— Start EXERCISE INPUTS —
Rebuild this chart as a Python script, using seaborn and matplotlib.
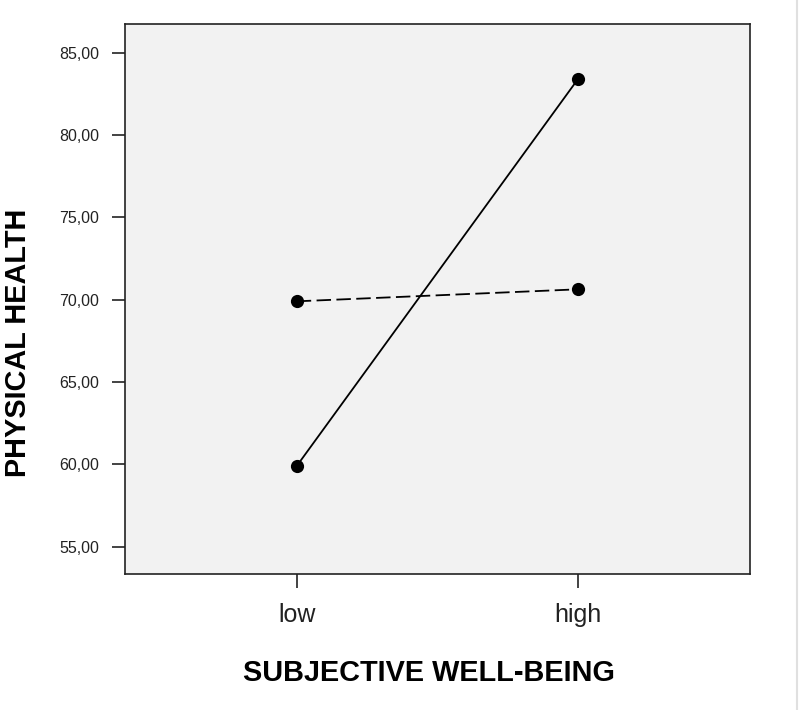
import pandas as pd
import matplotlib.pyplot as plt
import seaborn as sns
from matplotlib.lines import Line2D

# Valores
niveles = ['low', 'high']
grupo_solido = [59.90, 83.42]
grupo_discontinuo = [69.90, 70.63]
etiquetas_y = ['55,00', '60,00', '65,00', '70,00', '75,00', '80,00', '85,00']
valores_y = [55, 60, 65, 70, 75, 80, 85]

df = pd.DataFrame({
    'wellbeing': niveles * 2,
    'health': grupo_solido + grupo_discontinuo,
    'grupo': ['a'] * 2 + ['b'] * 2,
})

sns.set_style('white')
plt.rcParams['font.family'] = ['Liberation Sans', 'DejaVu Sans']

fig = plt.figure(figsize=(8, 7.1), dpi=100)
ax = fig.add_axes([0.15625, 0.1915, 0.78125, 0.774])
ax.set_facecolor('#f2f2f2')

sns.lineplot(data=df, x='wellbeing', y='health', style='grupo',
             dashes={'a': '', 'b': (8, 3)}, markers={'a': 'o', 'b': 'o'},
             color='black', linewidth=1.3, markersize=9.5,
             markeredgewidth=0, legend=False, ax=ax)

ax.set_xlim(-0.61, 1.61)
ax.set_ylim(53.34, 86.71)
ax.set_yticks(valores_y)
ax.set_yticklabels(etiquetas_y)

for lado in ax.spines.values():
    lado.set_color('#222222')
    lado.set_linewidth(1.2)

ax.tick_params(axis='y', direction='out', length=9.5, width=1.2, pad=9,
               labelsize=11.5, colors='#222222', left=True)
ax.tick_params(axis='x', direction='out', length=10, width=1.2, pad=11,
               labelsize=18, colors='#222222', bottom=True)

ax.set_xlabel('')
ax.set_ylabel('')
fig.text(0.536, 0.052, 'SUBJECTIVE WELL-BEING', ha='center', va='center',
         fontsize=20.8, fontweight='bold', color='black')
fig.text(0.022, 0.517, 'PHYSICAL HEALTH', ha='center', va='center',
         rotation=90, fontsize=20.8, fontweight='bold', color='black')

# línea gris fina del borde derecho
fig.add_artist(Line2D([0.996, 0.996], [0, 1], color='#e0e0e0', linewidth=1.5,
                      transform=fig.transFigure))

plt.savefig('out.png', dpi=100)
plt.close()
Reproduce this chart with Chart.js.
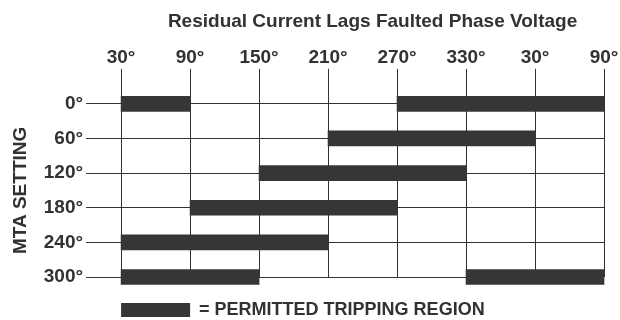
<!DOCTYPE html>
<html>
<head>
<meta charset="utf-8">
<script src="https://cdn.jsdelivr.net/npm/chart.js@4.4.0/dist/chart.umd.min.js"></script>
<style>
    html, body { margin: 0; padding: 0; background: #fff; }
    #wrap { width: 620px; height: 320px; }
</style>
</head>
<body>
<div id="wrap"><canvas id="mta"></canvas></div>
<script>
// MTA settings down the side, angle ticks along the top (30..450 wraps past 360)
const mtaSettings = ['0°', '60°', '120°', '180°', '240°', '300°'];
const angleTicks = ['30°', '90°', '150°', '210°', '270°', '330°', '30°', '90°'];

// tripping regions per MTA setting, [from, to] in degrees
const firstRegion = [[30, 90], [210, 390], [150, 330], [90, 270], [30, 210], [30, 150]];
const secondRegion = [[270, 450], null, null, null, null, [330, 450]];

const headerText = 'Residual Current Lags Faulted Phase Voltage';

const ink = '#333132';
const barColor = '#373536';
const fontFamily = 'Liberation Sans, Arial, sans-serif';
const boldFont = { family: fontFamily, size: 19, weight: 'bold' };

Chart.defaults.font.family = fontFamily;
Chart.defaults.color = ink;

// header sits a little right of the plot centre, so it is drawn by hand
const headerPlugin = {
    id: 'header',
    afterDraw(chart) {
        const c = chart.ctx;
        const area = chart.chartArea;
        c.save();
        c.font = 'bold 19px ' + fontFamily;
        c.fillStyle = ink;
        c.textAlign = 'center';
        c.textBaseline = 'alphabetic';
        c.fillText(headerText, (area.left + area.right) / 2 + 10, 27);
        c.restore();
    }
};

const ctx = document.getElementById('mta').getContext('2d');

new Chart(ctx, {
    type: 'bar',
    data: {
        labels: mtaSettings,
        datasets: [
            {
                label: '= PERMITTED TRIPPING REGION',
                data: firstRegion,
                backgroundColor: barColor,
                borderWidth: 0,
                barThickness: 15,
                grouped: false,
                clip: false
            },
            {
                label: 'wrap',
                data: secondRegion,
                backgroundColor: barColor,
                borderWidth: 0,
                barThickness: 15,
                grouped: false,
                clip: false
            }
        ]
    },
    options: {
        indexAxis: 'y',
        responsive: true,
        maintainAspectRatio: false,
        animation: false,
        layout: {
            padding: { left: 9, right: 16, top: 46, bottom: 0 }
        },
        scales: {
            x: {
                type: 'linear',
                position: 'top',
                min: 30,
                max: 450,
                ticks: {
                    stepSize: 60,
                    padding: 0,
                    color: ink,
                    font: boldFont,
                    callback: function(value, index) {
                        return angleTicks[index];
                    }
                },
                grid: {
                    color: ink,
                    lineWidth: 1,
                    tickLength: 35
                },
                border: { display: false }
            },
            y: {
                type: 'category',
                offset: false,
                ticks: {
                    padding: 3,
                    color: ink,
                    font: boldFont
                },
                grid: {
                    offset: false,
                    color: ink,
                    lineWidth: 1,
                    tickLength: 35
                },
                border: { display: false },
                title: {
                    display: true,
                    text: 'MTA SETTING',
                    color: ink,
                    font: boldFont,
                    padding: { top: 0, bottom: 9 }
                }
            }
        },
        plugins: {
            legend: {
                position: 'bottom',
                align: 'start',
                fullSize: false,
                maxHeight: 43,
                // empty title only opens a gap under the bottom bars
                title: {
                    display: true,
                    text: '',
                    font: { size: 10 },
                    padding: { top: 0, bottom: 12 }
                },
                labels: {
                    boxWidth: 69,
                    boxHeight: 14,
                    padding: 0,
                    color: ink,
                    font: { family: fontFamily, size: 18, weight: 'bold' },
                    filter: function(item) {
                        return item.datasetIndex === 0;
                    }
                }
            },
            tooltip: { enabled: false }
        }
    },
    plugins: [headerPlugin]
});
</script>
</body>
</html>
— End EXERCISE INPUTS —
The data above should be repeated exactly, minus any pictures.

Rebuild this chart as a Python script, using seaborn and matplotlib.
import pandas as pd
import matplotlib.pyplot as plt
import seaborn as sns
from matplotlib.lines import Line2D

# Valores
niveles = ['low', 'high']
grupo_solido = [59.90, 83.42]
grupo_discontinuo = [69.90, 70.63]
etiquetas_y = ['55,00', '60,00', '65,00', '70,00', '75,00', '80,00', '85,00']
valores_y = [55, 60, 65, 70, 75, 80, 85]

df = pd.DataFrame({
    'wellbeing': niveles * 2,
    'health': grupo_solido + grupo_discontinuo,
    'grupo': ['a'] * 2 + ['b'] * 2,
})

sns.set_style('white')
plt.rcParams['font.family'] = ['Liberation Sans', 'DejaVu Sans']

fig = plt.figure(figsize=(8, 7.1), dpi=100)
ax = fig.add_axes([0.15625, 0.1915, 0.78125, 0.774])
ax.set_facecolor('#f2f2f2')

sns.lineplot(data=df, x='wellbeing', y='health', style='grupo',
             dashes={'a': '', 'b': (8, 3)}, markers={'a': 'o', 'b': 'o'},
             color='black', linewidth=1.3, markersize=9.5,
             markeredgewidth=0, legend=False, ax=ax)

ax.set_xlim(-0.61, 1.61)
ax.set_ylim(53.34, 86.71)
ax.set_yticks(valores_y)
ax.set_yticklabels(etiquetas_y)

for lado in ax.spines.values():
    lado.set_color('#222222')
    lado.set_linewidth(1.2)

ax.tick_params(axis='y', direction='out', length=9.5, width=1.2, pad=9,
               labelsize=11.5, colors='#222222', left=True)
ax.tick_params(axis='x', direction='out', length=10, width=1.2, pad=11,
               labelsize=18, colors='#222222', bottom=True)

ax.set_xlabel('')
ax.set_ylabel('')
fig.text(0.536, 0.052, 'SUBJECTIVE WELL-BEING', ha='center', va='center',
         fontsize=20.8, fontweight='bold', color='black')
fig.text(0.022, 0.517, 'PHYSICAL HEALTH', ha='center', va='center',
         rotation=90, fontsize=20.8, fontweight='bold', color='black')

# línea gris fina del borde derecho
fig.add_artist(Line2D([0.996, 0.996], [0, 1], color='#e0e0e0', linewidth=1.5,
                      transform=fig.transFigure))

plt.savefig('out.png', dpi=100)
plt.close()
Reproduce this chart with Chart.js.
<!DOCTYPE html>
<html>
<head>
<meta charset="utf-8">
<script src="https://cdn.jsdelivr.net/npm/chart.js@4.4.0/dist/chart.umd.min.js"></script>
<style>
    html, body { margin: 0; padding: 0; background: #fff; }
    #wrap { width: 620px; height: 320px; }
</style>
</head>
<body>
<div id="wrap"><canvas id="mta"></canvas></div>
<script>
// MTA settings down the side, angle ticks along the top (30..450 wraps past 360)
const mtaSettings = ['0°', '60°', '120°', '180°', '240°', '300°'];
const angleTicks = ['30°', '90°', '150°', '210°', '270°', '330°', '30°', '90°'];

// tripping regions per MTA setting, [from, to] in degrees
const firstRegion = [[30, 90], [210, 390], [150, 330], [90, 270], [30, 210], [30, 150]];
const secondRegion = [[270, 450], null, null, null, null, [330, 450]];

const headerText = 'Residual Current Lags Faulted Phase Voltage';

const ink = '#333132';
const barColor = '#373536';
const fontFamily = 'Liberation Sans, Arial, sans-serif';
const boldFont = { family: fontFamily, size: 19, weight: 'bold' };

Chart.defaults.font.family = fontFamily;
Chart.defaults.color = ink;

// header sits a little right of the plot centre, so it is drawn by hand
const headerPlugin = {
    id: 'header',
    afterDraw(chart) {
        const c = chart.ctx;
        const area = chart.chartArea;
        c.save();
        c.font = 'bold 19px ' + fontFamily;
        c.fillStyle = ink;
        c.textAlign = 'center';
        c.textBaseline = 'alphabetic';
        c.fillText(headerText, (area.left + area.right) / 2 + 10, 27);
        c.restore();
    }
};

const ctx = document.getElementById('mta').getContext('2d');

new Chart(ctx, {
    type: 'bar',
    data: {
        labels: mtaSettings,
        datasets: [
            {
                label: '= PERMITTED TRIPPING REGION',
                data: firstRegion,
                backgroundColor: barColor,
                borderWidth: 0,
                barThickness: 15,
                grouped: false,
                clip: false
            },
            {
                label: 'wrap',
                data: secondRegion,
                backgroundColor: barColor,
                borderWidth: 0,
                barThickness: 15,
                grouped: false,
                clip: false
            }
        ]
    },
    options: {
        indexAxis: 'y',
        responsive: true,
        maintainAspectRatio: false,
        animation: false,
        layout: {
            padding: { left: 9, right: 16, top: 46, bottom: 0 }
        },
        scales: {
            x: {
                type: 'linear',
                position: 'top',
                min: 30,
                max: 450,
                ticks: {
                    stepSize: 60,
                    padding: 0,
                    color: ink,
                    font: boldFont,
                    callback: function(value, index) {
                        return angleTicks[index];
                    }
                },
                grid: {
                    color: ink,
                    lineWidth: 1,
                    tickLength: 35
                },
                border: { display: false }
            },
            y: {
                type: 'category',
                offset: false,
                ticks: {
                    padding: 3,
                    color: ink,
                    font: boldFont
                },
                grid: {
                    offset: false,
                    color: ink,
                    lineWidth: 1,
                    tickLength: 35
                },
                border: { display: false },
                title: {
                    display: true,
                    text: 'MTA SETTING',
                    color: ink,
                    font: boldFont,
                    padding: { top: 0, bottom: 9 }
                }
            }
        },
        plugins: {
            legend: {
                position: 'bottom',
                align: 'start',
                fullSize: false,
                maxHeight: 43,
                // empty title only opens a gap under the bottom bars
                title: {
                    display: true,
                    text: '',
                    font: { size: 10 },
                    padding: { top: 0, bottom: 12 }
                },
                labels: {
                    boxWidth: 69,
                    boxHeight: 14,
                    padding: 0,
                    color: ink,
                    font: { family: fontFamily, size: 18, weight: 'bold' },
                    filter: function(item) {
                        return item.datasetIndex === 0;
                    }
                }
            },
            tooltip: { enabled: false }
        }
    },
    plugins: [headerPlugin]
});
</script>
</body>
</html>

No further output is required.